Schwäbische Zeitung (Friedrichshafen)
Leidenschaftlicher Freiheitskämpfer
Cora Chilcotts Schiller-Abend im Kiesel
Von Helmut Voith
GFRIEDRICHSHAFEN - Zum SchillerRezitationsabend der Berliner Schauspielerin Cora Chilcott haben am Dienstagabend nur wenige Zuhörer in den Kiesel gefunden, aber überraschenderweise proportional außergewöhnlich viele Männer.
Schwer, dafür eine Erklärung zu finden, denn Frauen sind für philosophisches Gedankengut ebenso empfänglich wie Männer. Vielleicht neigen sie weniger dazu, Träumen von einer besseren Welt nachzuhängen, sind realistischer. Letztlich bleiben es Spekulationen.
Schiller hat sich in euphorischer Weise für Freiheit ausgesprochen, hat an eine bessere Zeit im Diesseits geglaubt. Da durften Kernstellen wie die Forderung Marquis Posas an den absolutistischen Herrscher Philipp II. nicht fehlen: „Sire, geben Sie Gedankenfreiheit!“Im Beethovenjahr hatte man fast erwartet, dass am Ende voll Pathos die „Ode an die Freiheit“rezitiert würde. Dieser in der richtigen Dramaturgie den Höhepunkt erklimmende Text blieb außen vor – doch nicht ganz: Eine Spieluhr, die die ganze Zeit auf dem Tisch lag, ließ die Melodie zu „Freude schöner Götterfunken“aus Beethovens neunter Sinfonie anklingen. Zweimal hielt die Schauspielerin die Spieldose mit Schillers Porträt vor das applaudierende Publikum: Dem Dichter sollte die Ehre zukommen.

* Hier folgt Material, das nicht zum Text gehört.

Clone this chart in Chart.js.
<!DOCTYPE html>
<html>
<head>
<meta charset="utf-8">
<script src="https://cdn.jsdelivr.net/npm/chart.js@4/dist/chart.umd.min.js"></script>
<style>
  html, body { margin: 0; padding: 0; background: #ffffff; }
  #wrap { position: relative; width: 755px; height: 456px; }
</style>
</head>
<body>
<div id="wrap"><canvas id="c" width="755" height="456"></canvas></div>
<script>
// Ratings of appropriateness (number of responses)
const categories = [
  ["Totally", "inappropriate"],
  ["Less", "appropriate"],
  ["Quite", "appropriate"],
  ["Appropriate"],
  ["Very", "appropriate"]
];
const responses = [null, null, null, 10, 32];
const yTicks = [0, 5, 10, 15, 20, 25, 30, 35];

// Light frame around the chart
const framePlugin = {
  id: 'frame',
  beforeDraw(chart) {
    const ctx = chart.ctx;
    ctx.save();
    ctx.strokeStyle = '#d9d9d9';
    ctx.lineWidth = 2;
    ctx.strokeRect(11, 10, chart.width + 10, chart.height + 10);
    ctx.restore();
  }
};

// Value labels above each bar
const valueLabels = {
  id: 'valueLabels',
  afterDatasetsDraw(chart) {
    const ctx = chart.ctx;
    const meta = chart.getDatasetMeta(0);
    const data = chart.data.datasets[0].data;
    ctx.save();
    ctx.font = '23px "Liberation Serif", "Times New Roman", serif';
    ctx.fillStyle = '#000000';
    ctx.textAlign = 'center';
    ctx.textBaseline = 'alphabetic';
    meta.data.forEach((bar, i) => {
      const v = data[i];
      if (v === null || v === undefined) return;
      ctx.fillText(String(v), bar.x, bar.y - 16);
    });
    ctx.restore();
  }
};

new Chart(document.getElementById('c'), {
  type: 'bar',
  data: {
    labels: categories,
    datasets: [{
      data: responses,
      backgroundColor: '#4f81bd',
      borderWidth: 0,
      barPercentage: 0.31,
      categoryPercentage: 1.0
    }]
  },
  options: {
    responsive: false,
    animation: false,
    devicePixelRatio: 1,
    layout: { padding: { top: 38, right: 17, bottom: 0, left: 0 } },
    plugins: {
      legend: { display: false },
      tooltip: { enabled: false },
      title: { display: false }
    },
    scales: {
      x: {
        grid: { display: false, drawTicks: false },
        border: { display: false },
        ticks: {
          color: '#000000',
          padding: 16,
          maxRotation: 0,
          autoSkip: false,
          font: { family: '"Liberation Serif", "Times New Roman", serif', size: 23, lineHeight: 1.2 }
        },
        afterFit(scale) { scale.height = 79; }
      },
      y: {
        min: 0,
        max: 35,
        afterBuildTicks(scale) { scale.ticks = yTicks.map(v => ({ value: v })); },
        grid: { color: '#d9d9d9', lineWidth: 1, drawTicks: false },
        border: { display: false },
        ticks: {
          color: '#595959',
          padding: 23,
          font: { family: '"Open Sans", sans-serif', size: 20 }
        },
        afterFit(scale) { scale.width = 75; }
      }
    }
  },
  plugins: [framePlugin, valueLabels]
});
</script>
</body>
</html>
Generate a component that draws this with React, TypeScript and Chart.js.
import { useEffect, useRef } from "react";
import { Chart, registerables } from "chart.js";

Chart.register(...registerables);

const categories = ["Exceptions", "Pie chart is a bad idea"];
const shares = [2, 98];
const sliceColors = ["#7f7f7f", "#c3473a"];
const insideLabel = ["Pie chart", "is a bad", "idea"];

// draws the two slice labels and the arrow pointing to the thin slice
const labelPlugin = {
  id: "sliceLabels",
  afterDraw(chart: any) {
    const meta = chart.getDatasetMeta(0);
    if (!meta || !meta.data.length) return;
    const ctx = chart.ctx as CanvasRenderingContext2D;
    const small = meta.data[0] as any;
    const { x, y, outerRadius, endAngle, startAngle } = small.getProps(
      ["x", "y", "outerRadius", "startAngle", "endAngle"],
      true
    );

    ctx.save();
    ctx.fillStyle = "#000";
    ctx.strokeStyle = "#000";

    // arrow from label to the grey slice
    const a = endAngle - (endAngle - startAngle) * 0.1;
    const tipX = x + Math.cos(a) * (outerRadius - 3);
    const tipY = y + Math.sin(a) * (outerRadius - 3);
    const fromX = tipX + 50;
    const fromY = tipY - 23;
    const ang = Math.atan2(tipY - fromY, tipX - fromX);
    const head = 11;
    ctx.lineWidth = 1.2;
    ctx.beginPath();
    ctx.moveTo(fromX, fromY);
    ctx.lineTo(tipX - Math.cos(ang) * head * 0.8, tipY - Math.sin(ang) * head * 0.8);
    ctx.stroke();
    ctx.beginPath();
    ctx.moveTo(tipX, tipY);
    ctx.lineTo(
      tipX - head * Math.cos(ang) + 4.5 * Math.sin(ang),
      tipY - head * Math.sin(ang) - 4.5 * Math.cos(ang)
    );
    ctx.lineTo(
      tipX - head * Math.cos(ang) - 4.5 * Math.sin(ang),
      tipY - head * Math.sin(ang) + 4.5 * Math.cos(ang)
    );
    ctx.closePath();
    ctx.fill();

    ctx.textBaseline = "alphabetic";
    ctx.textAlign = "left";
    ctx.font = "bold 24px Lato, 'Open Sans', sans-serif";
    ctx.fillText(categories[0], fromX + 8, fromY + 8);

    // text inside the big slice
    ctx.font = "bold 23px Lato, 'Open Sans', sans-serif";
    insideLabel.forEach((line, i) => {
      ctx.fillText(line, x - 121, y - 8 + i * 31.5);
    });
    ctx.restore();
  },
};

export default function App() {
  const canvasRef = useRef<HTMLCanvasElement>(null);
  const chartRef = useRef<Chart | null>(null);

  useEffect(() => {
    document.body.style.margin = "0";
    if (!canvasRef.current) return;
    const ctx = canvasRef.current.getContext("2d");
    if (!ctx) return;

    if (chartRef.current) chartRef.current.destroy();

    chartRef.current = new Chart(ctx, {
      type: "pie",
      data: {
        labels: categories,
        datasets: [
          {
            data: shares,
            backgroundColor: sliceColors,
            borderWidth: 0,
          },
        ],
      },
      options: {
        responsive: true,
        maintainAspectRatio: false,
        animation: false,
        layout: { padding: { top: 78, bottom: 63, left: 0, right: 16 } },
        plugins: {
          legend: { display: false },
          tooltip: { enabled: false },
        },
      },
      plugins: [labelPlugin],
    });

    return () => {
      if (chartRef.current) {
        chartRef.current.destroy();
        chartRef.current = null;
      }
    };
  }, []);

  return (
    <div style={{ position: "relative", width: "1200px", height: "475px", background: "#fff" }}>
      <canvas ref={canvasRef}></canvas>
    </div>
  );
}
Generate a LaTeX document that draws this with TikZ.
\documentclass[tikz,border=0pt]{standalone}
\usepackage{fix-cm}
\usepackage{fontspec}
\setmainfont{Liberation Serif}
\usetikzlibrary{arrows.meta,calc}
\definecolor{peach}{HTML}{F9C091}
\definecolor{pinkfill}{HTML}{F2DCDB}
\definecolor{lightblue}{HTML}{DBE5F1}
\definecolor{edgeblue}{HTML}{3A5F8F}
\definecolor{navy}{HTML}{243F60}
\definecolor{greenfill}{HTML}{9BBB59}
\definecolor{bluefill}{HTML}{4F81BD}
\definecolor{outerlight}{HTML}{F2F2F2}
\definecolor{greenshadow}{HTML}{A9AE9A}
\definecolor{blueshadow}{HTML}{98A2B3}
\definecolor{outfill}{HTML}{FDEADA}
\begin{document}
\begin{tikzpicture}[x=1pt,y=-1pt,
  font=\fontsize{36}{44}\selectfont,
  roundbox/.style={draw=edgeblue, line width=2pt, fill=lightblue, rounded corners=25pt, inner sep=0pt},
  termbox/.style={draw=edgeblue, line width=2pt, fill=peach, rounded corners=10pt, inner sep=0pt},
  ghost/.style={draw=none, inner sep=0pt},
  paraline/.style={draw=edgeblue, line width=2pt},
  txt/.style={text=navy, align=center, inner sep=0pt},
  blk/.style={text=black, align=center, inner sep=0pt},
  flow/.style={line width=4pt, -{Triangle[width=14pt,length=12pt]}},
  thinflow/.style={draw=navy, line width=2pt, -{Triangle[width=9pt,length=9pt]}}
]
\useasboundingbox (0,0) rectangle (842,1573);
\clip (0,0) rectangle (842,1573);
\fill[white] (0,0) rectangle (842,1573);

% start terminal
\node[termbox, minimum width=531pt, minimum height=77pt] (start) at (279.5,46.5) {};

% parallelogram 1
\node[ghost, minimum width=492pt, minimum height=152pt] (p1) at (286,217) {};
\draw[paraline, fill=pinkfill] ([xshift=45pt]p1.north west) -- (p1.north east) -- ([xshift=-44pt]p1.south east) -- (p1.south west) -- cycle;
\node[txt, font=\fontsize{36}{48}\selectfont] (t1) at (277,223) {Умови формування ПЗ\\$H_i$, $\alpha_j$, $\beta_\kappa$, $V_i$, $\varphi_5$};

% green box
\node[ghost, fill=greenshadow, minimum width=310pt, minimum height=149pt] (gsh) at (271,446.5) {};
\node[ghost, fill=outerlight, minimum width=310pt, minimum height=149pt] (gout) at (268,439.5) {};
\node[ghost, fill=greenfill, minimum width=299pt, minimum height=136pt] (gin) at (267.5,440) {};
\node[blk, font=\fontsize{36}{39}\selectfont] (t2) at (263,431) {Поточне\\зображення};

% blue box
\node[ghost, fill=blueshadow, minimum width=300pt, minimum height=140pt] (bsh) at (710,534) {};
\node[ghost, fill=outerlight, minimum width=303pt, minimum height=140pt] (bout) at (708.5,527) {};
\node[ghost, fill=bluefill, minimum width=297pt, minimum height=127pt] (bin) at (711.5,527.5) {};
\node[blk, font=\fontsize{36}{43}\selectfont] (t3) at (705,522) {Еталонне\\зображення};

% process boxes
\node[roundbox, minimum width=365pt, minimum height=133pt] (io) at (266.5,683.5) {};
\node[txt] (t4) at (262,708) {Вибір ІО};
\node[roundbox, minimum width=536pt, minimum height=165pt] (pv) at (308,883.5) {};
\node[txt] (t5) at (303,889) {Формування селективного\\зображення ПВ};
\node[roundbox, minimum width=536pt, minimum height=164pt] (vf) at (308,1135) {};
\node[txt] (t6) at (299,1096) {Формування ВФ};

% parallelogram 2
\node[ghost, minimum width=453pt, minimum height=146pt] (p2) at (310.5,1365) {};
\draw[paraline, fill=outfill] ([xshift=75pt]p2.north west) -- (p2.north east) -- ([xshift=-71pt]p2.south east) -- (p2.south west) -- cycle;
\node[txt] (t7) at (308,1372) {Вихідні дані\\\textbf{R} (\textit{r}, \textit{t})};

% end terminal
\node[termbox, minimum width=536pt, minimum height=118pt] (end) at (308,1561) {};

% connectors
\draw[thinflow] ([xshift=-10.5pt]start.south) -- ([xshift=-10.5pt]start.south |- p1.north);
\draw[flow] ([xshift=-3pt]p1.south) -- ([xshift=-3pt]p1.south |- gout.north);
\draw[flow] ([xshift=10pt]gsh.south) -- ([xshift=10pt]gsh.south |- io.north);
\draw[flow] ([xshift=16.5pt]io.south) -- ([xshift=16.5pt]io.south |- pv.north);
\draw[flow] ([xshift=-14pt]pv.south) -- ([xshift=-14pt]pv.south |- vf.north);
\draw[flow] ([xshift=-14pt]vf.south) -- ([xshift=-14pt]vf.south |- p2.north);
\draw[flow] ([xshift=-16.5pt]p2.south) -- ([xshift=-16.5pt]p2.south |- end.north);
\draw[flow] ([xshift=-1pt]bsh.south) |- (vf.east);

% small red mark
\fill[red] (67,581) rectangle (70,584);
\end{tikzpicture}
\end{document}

Sein Leben lang hat sich Schiller, der am eigenen Leib erfahren hatte, wie es sich unter einem absoluten Herrscher lebt, für die Freiheit als Mittel für eine bessere Zukunft der Menschheit eingesetzt. Er zeigte den Menschen in seiner Gefährdung.
Noch immer wirkungsvoll sind die hochdramatisch vorgetragenen Balladen vom Taucher, vom Handschuh. Letztere mit glücklichem Ausgang, weil der Protagonist genau weiß, was er zu tun hat. Der Ritter beschämt das edle Fräulein Kunigunde, wirft ihr den aus dem Raubtierzwinger zurückgeholten Handschuh ins Gesicht. Sie ist erledigt für immer. Vermutlich haben einige der Anwesenden in ihrer Schulzeit auch die Ballade „Die Bürgschaft“mit Mühe auswendig gelernt und jetzt leise vor sich hin gesprochen. Schiller wusste genau, wie er eine Botschaft werbewirksam verpackte. Wie er den Taucher in den gefährlichen Schlund sich stürzen lässt: So plastisch tost die Gischt, gurgelt das Meer, dass man sein eigenes Wort nicht mehr zu hören meint. Spannend wie ein Krimi ist, wie Damon, der Aufschub von der Hinrichtung erfuhr, trotz aller Widrigkeiten seinen Freund und Bürgen rettet und den Tyrannen bekehrt. Schiller glaubte an das Gute im Menschen, auch wenn er Wallenstein klagen ließ: „Dem bösen Geist gehört die Erde.“
In Ausschnitten aus Dramen zeigt Cora Chilcott sein Aufbegehren gegen Tyrannei, gegen Mittelmäßigkeit und Kleingeistigkeit, in Briefen an Goethe, Fichte und Körner und philosophischen Schriften lässt sie ihn reflektieren. In blauem Gehrock und schwarzen Stiefeln spielt sie ohne Angst vor Theatralik, etwas sparsam mit wechselnder Gestik und Mimik den jungen Dichter und seine Figuren. Am Tisch die Spieluhr, ein Apfel, ein Messer, Briefe. Wenige Utensilien, das Wort soll wirken, die Ideen transportieren. Das Pathos wirkt heutzutage eher kontraproduktiv oder sollte es ironisch sein?